In May of 1987 I began three month road trip in my VW camper van to do the '111th Meridian Project.' This involved photographing the corridor of land between the 110th and 112th Meridian as it crosses the US from the Canadian to the Mexican border, about 1250 miles long and 100 miles wide. I created the 111th Meridian Project to visually substantiate a very large conceptual art work which I had titled "A Gathering of Horizons." To accomplish this I would do surface and aerial photography to generate credibility for my art concept that The Planet Earth is a work of art. The project took 5 years and to complete and left me with images and an experience of this world that changed my life forever. This blog post is about just one small facet of that life changing experience. Usually most of us just want to get through deserts, right? It's just a bunch of dirt, sand, mud, rocks, and emptiness that seems to go on forever. Once in a while you can just get a glimpse of the rare beauty it holds when a butte or a uplift raises up the land like a Moroccan carpet merchant. But, unfortunately, driving in a car, riding motorcycle, a bike or even walking you are limited by your height and your imagination as to what you can actually know about space you are moving through.

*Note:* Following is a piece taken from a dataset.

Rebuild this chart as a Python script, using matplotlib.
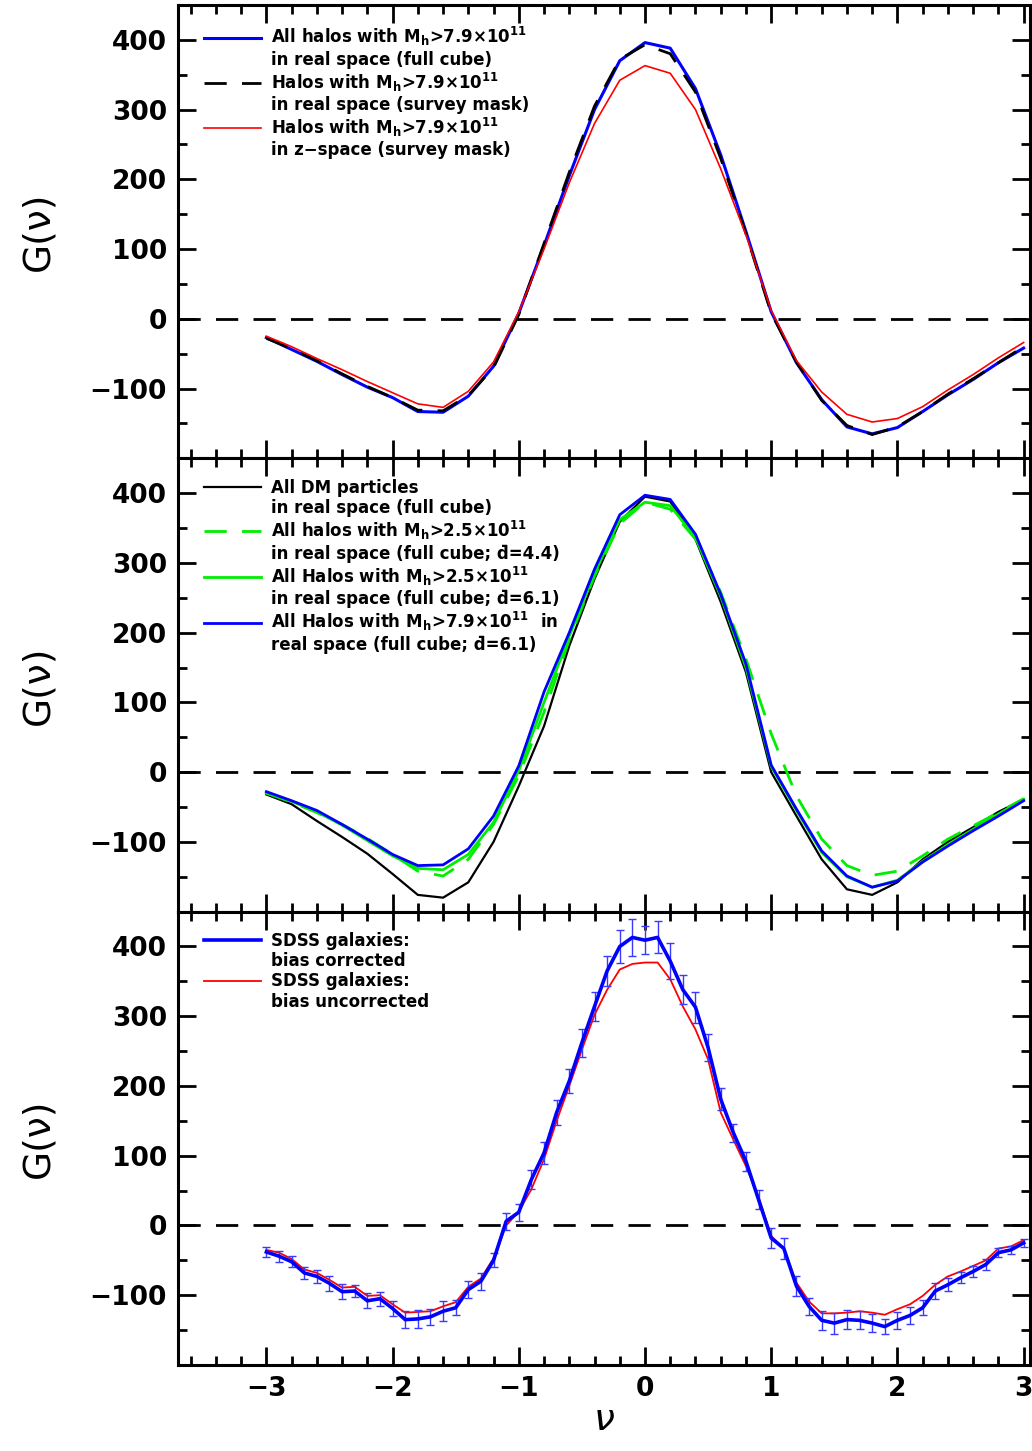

What could you learn if you could see it like a bird? For me Factory Butte in Wayne County, Utah was the Moroccan carpet merchant who had been hocking his wares since I first wandered through this mystical part of the west. Even when I drove out on the long mud road toward the mountain, this detail was what I could see of the carpet at land level.
"FACTORY BROADSIDE,"
The rest of these photographs are from subsequent flights over the butte and it's pediment as I was substantiating my concept thesis. I can never look at desert again without wondering what treasures I am missing.